Design for Recycling” guidelines by the Healthcare Plastics Recycling Council (HPRC) are currently being reviewed by founding members DuPont, Becton, Dickinson and Company, Cardinal Health, Engineered Plastics, Hospira, Johnson & Johnson, Kimberly Clark, and Waste Management. Aiming to identify and overcome the disablers to recycling in the healthcare supply chain, the coalition decided that guidelines could encourage developers to build recyclability into both package and product design.
The guidelines address materials and their identification, then offer specific product and package examples with a technical approach, and finally state the environmental, economical, and societal benefits of recycling, explains Tod Christenson, HPRC director. “The guide definitely advocates recycling in the healthcare waste stream,” he says. “It will bring attention to what designers can do to encourage recycling in hospitals.”

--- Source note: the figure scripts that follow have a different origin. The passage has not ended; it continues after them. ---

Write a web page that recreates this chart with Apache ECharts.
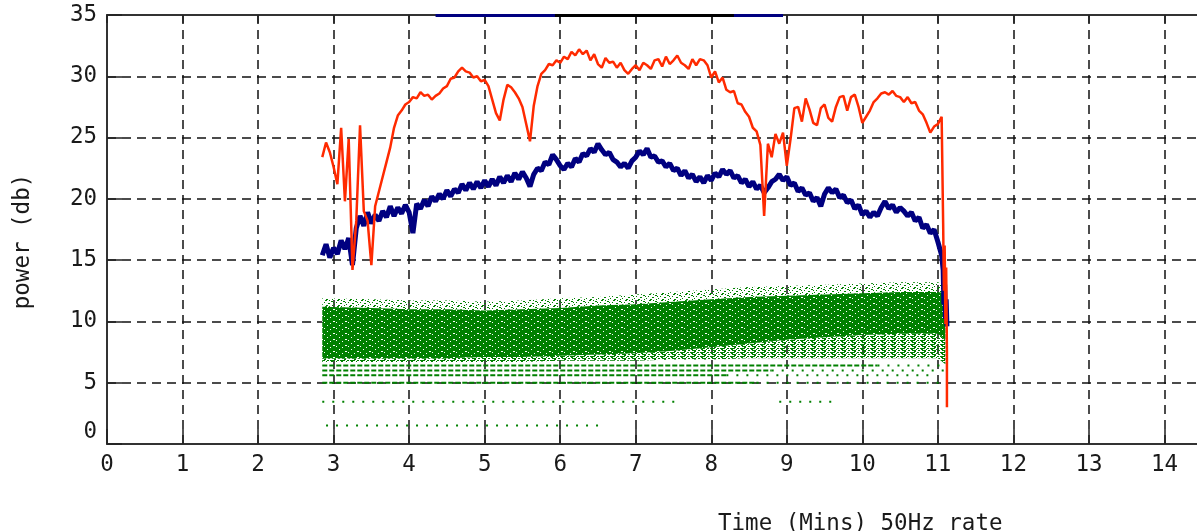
<!DOCTYPE html>
<html>
<head>
<meta charset="utf-8">
<title>power (db)</title>
<script src="https://cdn.jsdelivr.net/npm/echarts@6.0.0/dist/echarts.min.js"></script>
<style>
  html, body { margin: 0; padding: 0; background: #fff; }
  #chart { width: 1197px; height: 531px; }
</style>
</head>
<body>
<div id="chart"></div>
<script>
// samples every 0.05 min starting at 2.85 min
const xStart = 2.85;
const xStep = 0.05;

const blueValues = [
  15.4, 16.3, 15.2, 16.0, 15.5, 16.6, 15.9, 16.8, 14.6, 17.6,
  18.6, 17.8, 18.9, 18.0, 18.7, 18.2, 19.0, 18.5, 19.4, 18.6,
  19.3, 18.8, 19.5, 18.9, 17.2, 19.6, 19.2, 19.9, 19.4, 20.2,
  19.8, 20.4, 20.0, 20.7, 20.2, 20.8, 20.5, 21.2, 20.7, 21.3,
  20.8, 21.4, 20.9, 21.5, 21.0, 21.6, 21.1, 21.8, 21.3, 21.9,
  21.4, 22.1, 21.6, 22.2, 21.7, 21.0, 22.0, 22.5, 22.3, 23.0,
  22.8, 23.6, 23.2, 22.7, 22.4, 22.9, 22.6, 23.3, 23.0, 23.7,
  23.5, 24.1, 23.8, 24.5, 24.0, 23.6, 23.8, 23.2, 23.0, 22.6,
  22.9, 22.5, 23.1, 23.4, 23.9, 23.6, 24.1, 23.4, 23.5, 23.0,
  23.1, 22.6, 22.9, 22.3, 22.5, 21.9, 22.3, 21.7, 22.0, 21.4,
  21.8, 21.3, 21.9, 21.5, 22.1, 21.8, 22.4, 22.0, 22.3, 21.7,
  21.9, 21.3, 21.6, 21.0, 21.4, 20.8, 21.1, 20.5, 20.9, 21.4,
  21.6, 22.0, 21.5, 21.8, 21.1, 21.3, 20.6, 20.9, 20.3, 20.5,
  19.8, 20.1, 19.4, 20.4, 20.9, 20.5, 20.8, 20.1, 20.3, 19.7,
  19.9, 19.2, 19.5, 18.7, 19.0, 18.5, 18.9, 18.6, 19.3, 19.8,
  19.2, 19.5, 18.9, 19.3, 19.0, 18.6, 18.9, 18.2, 18.5, 17.6,
  17.9, 17.2, 17.5, 16.5, 15.4
];
const blueTail = [[11.07, 14.2], [11.08, 11.4], [11.09, 13.0], [11.1, 10.2], [11.11, 11.8], [11.12, 9.6]];

const redValues = [
  23.4, 24.6, 23.8, 22.6, 21.2, 25.8, 19.8, 24.9, 14.2, 18.2,
  26.0, 19.0, 18.2, 14.6, 19.4, 20.6, 21.8, 23.0, 24.2, 25.8,
  26.8, 27.2, 27.7, 27.9, 28.3, 28.2, 28.7, 28.4, 28.5, 28.1,
  28.4, 28.6, 29.0, 29.2, 29.8, 29.9, 30.4, 30.7, 30.4, 30.3,
  29.9, 30.0, 29.6, 29.7, 29.2, 28.1, 27.0, 26.4, 28.1, 29.3,
  29.1, 28.7, 28.2, 27.5, 26.1, 24.7, 27.6, 29.2, 30.2, 30.5,
  31.0, 30.9, 31.3, 31.1, 31.6, 31.4, 32.0, 31.7, 32.2, 31.8,
  32.1, 31.3, 31.8, 31.0, 30.7, 31.5, 31.1, 31.2, 30.7, 31.1,
  30.5, 30.2, 30.6, 30.9, 30.5, 31.1, 30.9, 30.6, 31.3, 31.4,
  30.8, 31.6, 31.0, 31.3, 31.7, 31.1, 30.9, 30.6, 31.4, 30.9,
  31.4, 31.3, 30.9, 29.9, 30.4, 29.5, 29.9, 28.9, 28.7, 28.8,
  27.8, 27.7, 27.1, 26.7, 25.8, 25.5, 24.4, 18.6, 24.5, 23.4,
  25.3, 24.5, 25.4, 22.7, 24.9, 27.4, 27.5, 26.3, 28.2, 27.3,
  26.2, 26.0, 27.4, 27.7, 26.6, 26.3, 27.5, 28.3, 28.4, 27.2,
  28.3, 28.5, 27.5, 26.2, 26.7, 27.2, 27.9, 28.2, 28.6, 28.7,
  28.5, 28.8, 28.4, 28.3, 27.9, 28.3, 27.8, 27.9, 27.2, 26.9,
  26.2, 25.4, 25.9, 26.1, 26.7
];
const redTail = [[11.07, 18.0], [11.08, 12.5], [11.09, 16.2], [11.1, 9.8], [11.11, 14.4], [11.12, 7.5], [11.12, 3.0]];

// green cloud outline
const greenX     = [2.85, 3.5, 4, 4.5, 5, 5.5, 6, 6.5, 7, 7.5, 8, 8.5, 9, 9.5, 10, 10.5, 11, 11.1];
const greenFloor = [6.7, 6.7, 6.7, 6.7, 6.7, 6.7, 6.8, 6.8, 6.8, 6.9, 6.9, 7.0, 7.0, 7.0, 7.0, 7.0, 7.0, 6.5];
const coreLow    = [7.0, 7.0, 7.0, 7.0, 7.1, 7.1, 7.2, 7.3, 7.4, 7.6, 7.9, 8.2, 8.5, 8.7, 8.9, 9.0, 9.0, 8.5];
const coreHigh   = [11.2, 11.1, 11.0, 11.0, 10.9, 11.0, 11.1, 11.3, 11.4, 11.6, 11.8, 12.0, 12.1, 12.2, 12.3, 12.4, 12.4, 12.3];
const greenCeil  = [11.9, 11.8, 11.7, 11.7, 11.6, 11.7, 11.9, 12.0, 12.2, 12.4, 12.6, 12.8, 12.9, 13.0, 13.1, 13.2, 13.2, 13.0];

// quantised rows under the cloud: [level, from, to]
const denseRows  = [[6.4, 2.85, 10.2], [6.0, 2.85, 8.8], [5.6, 2.85, 8.2], [5.0, 2.85, 8.6]];
const sparseRows = [[6.4, 10.2, 11.1], [6.0, 8.8, 11.1], [5.6, 8.2, 10.9], [5.0, 8.6, 11.1], [3.45, 2.85, 7.6], [3.45, 8.9, 9.6], [1.5, 2.9, 6.6]];

// clipped bar along the top edge: [from, to]
const topBar = [[4.35, 8.95], [5.93, 8.3]];

const xTicks = [0, 15, 1];
const yTicks = [0, 35, 5];

const FONT = 'DejaVu Sans Mono';
const INK = '#1a1a1a';
const RED = '#ff2a00';
const BLUE = '#000080';
const GREEN = '#008000';

function pattern(w, h, fill, dot, cells) {
  const c = document.createElement('canvas');
  c.width = w; c.height = h;
  const g = c.getContext('2d');
  if (fill) { g.fillStyle = fill; g.fillRect(0, 0, w, h); }
  g.fillStyle = dot;
  cells.forEach(([x, y, cw]) => g.fillRect(x, y, cw, 1));
  return { image: c, repeat: 'repeat' };
}

const corePat = pattern(12, 6, GREEN, '#ffffff', [[3, 1, 1], [9, 3, 2], [6, 5, 1], [0, 4, 1]]);
const lowPat = pattern(10, 4, null, GREEN, [[0, 0, 5], [7, 0, 2], [1, 1, 2], [6, 1, 1], [2, 2, 4], [8, 2, 2], [4, 3, 2]]);
const topPat = pattern(12, 6, null, GREEN, [[1, 0, 2], [5, 0, 1], [7, 1, 2], [0, 2, 1], [9, 2, 1], [4, 3, 2], [10, 4, 1], [2, 5, 2], [8, 5, 1]]);

const lineData = (vals, tail) => vals.map((v, i) => [+(xStart + i * xStep).toFixed(2), v]).concat(tail);

// one polygon per band, between two outlines
function bandSeries(low, high, fill) {
  const data = greenX.map((x, i) => [x, low[i], high[i]]);
  return {
    type: 'custom', silent: true, z: 1, data,
    encode: { x: 0, y: [1, 2] },
    renderItem: (params, api) => {
      if (params.dataIndex !== 0) return null;
      const pts = data.map(d => api.coord([d[0], d[1]]))
        .concat(data.slice().reverse().map(d => api.coord([d[0], d[2]])));
      return { type: 'polygon', shape: { points: pts }, style: { fill: fill } };
    }
  };
}

const rowSeries = (rows, dash, width) => rows.map(r => ({
  type: 'line', silent: true, z: 2, symbol: 'none',
  data: [[r[1], r[0]], [r[2], r[0]]],
  lineStyle: { color: GREEN, width: width, type: dash }
}));

const chart = echarts.init(document.getElementById('chart'));

const axisLine = { show: true, onZero: false, lineStyle: { color: '#333', width: 2 } };
const gridLine = { show: true, lineStyle: { color: '#111', width: 1.5, type: [9, 6] } };
const labelText = { color: INK, fontFamily: FONT, fontSize: 22.5 };

const option = {
  animation: false,
  title: {
    text: 'Time (Mins) 50Hz rate',
    left: 713, top: 506,
    textStyle: { ...labelText, fontWeight: 'normal', lineHeight: 26 }
  },
  grid: {
    left: 107, right: -43, top: 15, bottom: 87,
    containLabel: false,
    outerBoundsMode: 'none'
  },
  xAxis: [
    {
      type: 'value', min: xTicks[0], max: xTicks[1], interval: xTicks[2], position: 'bottom',
      axisLine: axisLine,
      axisTick: { show: true, inside: true, length: 15, lineStyle: { color: '#222', width: 1.5 } },
      axisLabel: { ...labelText, margin: 10, showMinLabel: true, showMaxLabel: true },
      splitLine: gridLine
    },
    {
      type: 'value', min: xTicks[0], max: xTicks[1], interval: xTicks[2], position: 'top',
      axisLine: axisLine,
      axisTick: { show: true, inside: true, length: 8, lineStyle: { color: '#222', width: 1.5 } },
      axisLabel: { show: false },
      splitLine: { show: false }
    }
  ],
  yAxis: {
    type: 'value', min: yTicks[0], max: yTicks[1], interval: yTicks[2],
    name: 'power (db)', nameLocation: 'middle', nameGap: 72,
    nameTextStyle: { ...labelText, padding: [0, 24, 0, 0] },
    axisLine: axisLine,
    axisTick: { show: true, inside: true, length: 15, lineStyle: { color: '#222', width: 1.5 } },
    axisLabel: {
      ...labelText, margin: 10,
      formatter: v => (v === 0 ? '{z|0}' : String(v)),
      rich: { z: { ...labelText, padding: [0, 0, 24, 0] } }
    },
    splitLine: gridLine
  },
  series: [
    bandSeries(greenFloor, coreLow, lowPat),
    bandSeries(coreHigh, greenCeil, topPat),
    bandSeries(coreLow, coreHigh, corePat),
    ...rowSeries(denseRows, [5, 2], 2),
    ...rowSeries(sparseRows, [2, 8], 2),
    {
      type: 'line', name: 'blue', z: 3, symbol: 'none', silent: true,
      data: lineData(blueValues, blueTail),
      lineStyle: { color: BLUE, width: 5 },
      markLine: {
        symbol: 'none', silent: true, label: { show: false },
        data: [
          [{ coord: [topBar[0][0], yTicks[1]], lineStyle: { color: BLUE, width: 3, type: 'solid' } }, { coord: [topBar[0][1], yTicks[1]] }],
          [{ coord: [topBar[1][0], yTicks[1]], lineStyle: { color: '#000', width: 3, type: 'solid' } }, { coord: [topBar[1][1], yTicks[1]] }]
        ]
      }
    },
    {
      type: 'line', name: 'red', z: 4, symbol: 'none', silent: true,
      data: lineData(redValues, redTail),
      lineStyle: { color: RED, width: 2.5 }
    }
  ]
};

chart.setOption(option);
</script>
</body>
</html>
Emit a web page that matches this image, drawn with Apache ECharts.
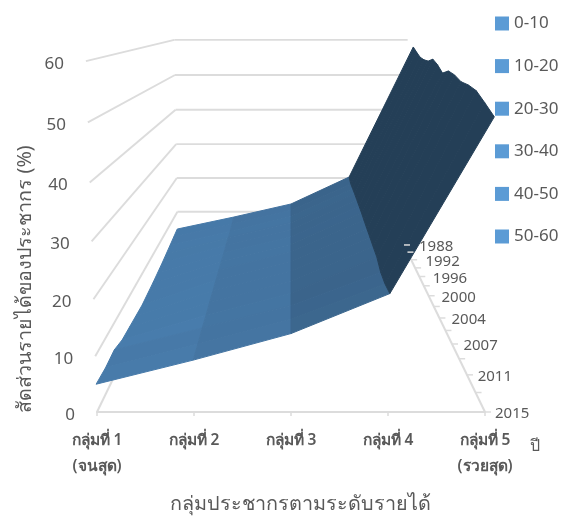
<!DOCTYPE html>
<html><head><meta charset="utf-8">
<style>html,body{margin:0;padding:0;background:#fff}#c{width:562px;height:517px}</style>
<script src="https://cdn.jsdelivr.net/npm/echarts@6/dist/echarts.min.js"></script>
</head><body><div id="c"></div>
<script>
const groupLabels = ['กลุ่มที่ 1\n(จนสุด)','กลุ่มที่ 2','กลุ่มที่ 3','กลุ่มที่ 4','กลุ่มที่ 5\n(รวยสุด)'];
const years = [1988,1990,1992,1994,1996,1998,2000,2002,2004,2006,2007,2009,2011,2013,2015];
const labelledYears = [1988,1992,1996,2000,2004,2007,2011,2015];
const valueTicks = [0,10,20,30,40,50,60];
const bands = ['0-10','10-20','20-30','30-40','40-50','50-60'];
const group1 = [4.8,4.5,4.2,3.9,3.6,3.4,3.2,3.1,3.0,3.3,3.6,3.9,4.9,4.7,5.0];
const group2 = [8.4,8.2,8.1,8.3,8.4,8.5,8.6,8.7,8.8,8.9,9.0,9.0,9.2,9.1,9.3];
const group3 = [12.3,12.2,12.2,12.4,12.5,12.6,12.8,13.0,13.1,13.2,13.3,13.4,13.6,13.7,14.0];
const group4 = [20.3,19.8,20.0,20.2,20.3,20.4,20.5,20.5,20.5,20.6,20.6,20.7,20.0,20.2,21.0];
const group5 = [58.0,56.9,55.9,55.6,55.7,56.6,55.7,54.3,55.3,55.0,54.2,54.2,53.8,52.4,50.9];
const surface = [group1,group2,group3,group4,group5];

const FF = '"Noto Sans","Open Sans",sans-serif';
const TXT = '#595959', GRID = '#DCDCDC';
const cellColors = [[71,122,169],[68,116,161],[59,101,140],[36,63,87]];
const VP_V = 68.57;
function project(x, z, v, spread){
  const w = 1 + 0.717*z - 0.0009*v;
  const s = 1 + (spread||0)*v*z;
  return [2 + (x-2)*s/w, VP_V - (VP_V - 1.0102*v)/w];
}
const zOf = i => 1 - i/(years.length-1);

const chart = echarts.init(document.getElementById('c'), null, {renderer:'canvas'});
const oneShot = fn => ({type:'custom', coordinateSystem:'cartesian2d', clip:false, silent:true, data:[[0,0]], renderItem:fn, tooltip:{show:false}});
function line(api, a, b, width){
  const p = api.coord(a), q = api.coord(b);
  return {type:'line', shape:{x1:p[0],y1:p[1],x2:q[0],y2:q[1]}, style:{stroke:GRID, lineWidth:width||1.9}};
}
const wallSeries = Object.assign(oneShot((params, api) => {
  const ch = [];
  valueTicks.forEach(v => {
    if (v > 0) {
      ch.push(line(api, project(0,0,v), project(0,1,v)));
      ch.push(line(api, project(0,1,v), project(4,1,v)));
    }
    const p = api.coord(project(0,0,v));
    ch.push({type:'text', x:p[0]-22, y:p[1]+3, style:{text:String(v), fill:TXT, font:'17px '+FF, textAlign:'right', textVerticalAlign:'middle'}});
  });
  ch.push(line(api, project(0,0,0), project(0,1,0), 2));
  ch.push(line(api, project(4,0,0), project(4,1,0), 2));
  return {type:'group', children:ch};
}), {z:2});

const cells = [];
for (let y=0; y<years.length-1; y++) for (let g=0; g<4; g++) cells.push([g,y]);
const surfaceSeries = {
  type:'custom', coordinateSystem:'cartesian2d', clip:false, silent:true, z:3, data:cells,
  renderItem:(params, api) => {
    const g = api.value(0), y = api.value(1);
    const pts = [[g,y],[g+1,y],[g+1,y+1],[g,y+1]].map(c => api.coord(project(c[0], zOf(c[1]), surface[c[0]][c[1]], 0.00085)));
    const dv = ((surface[g][y+1]-surface[g][y]) + (surface[g+1][y+1]-surface[g+1][y]))/2;
    const k = g===3 ? 1 : Math.max(0.97, Math.min(1.03, 1 + 0.03*dv));
    const c = cellColors[g].map(n => Math.round(n*k));
    const col = 'rgb('+c.join(',')+')';
    return {type:'polygon', shape:{points:pts}, style:{fill:col, stroke:col, lineWidth:1}};
  }
};
const depthSeries = Object.assign(oneShot((params, api) => {
  const ch = [];
  years.forEach((yr,i) => {
    const z = zOf(i), p = api.coord(project(4,z,0));
    ch.push({type:'line', shape:{x1:p[0],y1:p[1],x2:p[0]+6,y2:p[1]}, style:{stroke:GRID, lineWidth:1.5}});
    if (labelledYears.includes(yr)) {
      ch.push({type:'text', x:p[0]+10+5*z, y:p[1]+2, style:{text:String(yr), fill:TXT, font:'15px '+FF, textAlign:'left', textVerticalAlign:'middle'}});
    }
  });
  return {type:'group', children:ch};
}), {z:4});
const legendSeries = bands.map(b => ({type:'custom', name:b, coordinateSystem:'cartesian2d', data:[], renderItem:()=>null, itemStyle:{color:'#5B9BD5'}}));

chart.setOption({
  animation:false, backgroundColor:'#fff',
  grid:{left:97, right:77, top:62, bottom:105, containLabel:false},
  xAxis:{type:'value', min:0, max:4, interval:1, splitLine:{show:false},
    axisLine:{lineStyle:{color:GRID,width:2}}, axisTick:{length:4,lineStyle:{color:GRID,width:1.5}},
    axisLabel:{formatter:v => groupLabels[v], color:TXT, fontFamily:FF, fontSize:15.5, fontWeight:600, lineHeight:26, margin:16, showMinLabel:true, showMaxLabel:true, hideOverlap:false}},
  yAxis:{type:'value', min:0, max:60, show:false},
  legend:{orient:'vertical', left:495, top:15, padding:0, itemWidth:14, itemHeight:14, itemGap:25.6, icon:'rect', selectedMode:false,
    textStyle:{color:TXT, fontFamily:FF, fontSize:17, lineHeight:14}, data:bands},
  graphic:[
    {type:'text', left:170, top:494, style:{text:'กลุ่มประชากรตามระดับรายได้', fill:TXT, font:'19.8px '+FF}},
    {type:'text', x:25, y:279, rotation:Math.PI/2, style:{text:'สัดส่วนรายได้ของประชากร (%)', fill:TXT, font:'19.7px '+FF, textAlign:'center', textVerticalAlign:'middle'}},
    {type:'text', left:530, top:438, style:{text:'ปี', fill:TXT, font:'16px '+FF}}
  ],
  series:[wallSeries, surfaceSeries, depthSeries].concat(legendSeries)
});
</script></body></html>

Christenson acknowledges that the guide does look at only one aspect of sustainability, so it does not offer a means for conducting a life-cycle analysis (LCA) of any given package or product. “We encourage designers to do an LCA,” emphasizes Christenson. “It is prudent to evaluate and weigh all benefits and consequences. After all, the number-one priority in healthcare is patient health, which depends upon product quality and integrity. There are trade offs, so you must balance your decisions against these needs.”
But Christenson argues that maintaining product quality and integrity does not obviate recyclability. “We are taking an aspirational approach and identifying desirable design practices versus less desirable. There are decisions that can be made about materials that can fulfill both goals,” he says.
For instance, simply identifying whether an item can be recycled is a start.
Specific materials are discussed, with discussion of LCA work done for a variety of plastics. “PET and rPET generally offer a net positive benefit in all cases,” Christenson says. “There is the obvious environmental benefit of using recycled-content materials versus virgin materials. But of course, it is cheaper to buy virgin materials.”
Another consideration is the use of certain material combinations, he adds. “Consider the impact paper labels have on plastics. If there is more than one percent paper content in recycled-content plastic, you can actually see paper flakes in the molded product. We did our own small-scale test on frisbees made from recycled plastic and found bits of paper in the product. For PET to attain a higher market value for recyclability, for instance, there needs to be a clean stream with no paper, metals, silicone, or other elements.”
Other difficult-to-recycle combinations include bottles with induction foil left on the opening as well as certain pigments, Christenson says. “I don’t want to give these a bad connotation, but we must consider their impact. If you can increase the purity of the recyclate, you can improve the economics of recycling and increase the value of the materials, which can stimulate more recycling.”
Christenson admits that the market for recycled materials is still not mature, but nominal revenue is possible now. “Hospitals want to reduce their disposal costs, for one, so recycling can reduce waste. And if they can aggregate valuable materials, in many cases they can get paid,” he says.
Such considerations relate to HPRC’s other work. The group is developing a “Healthcare Facility Advisory Board” to help HPRC’s technical working group understand workflow within facilities and what inhibits recycling.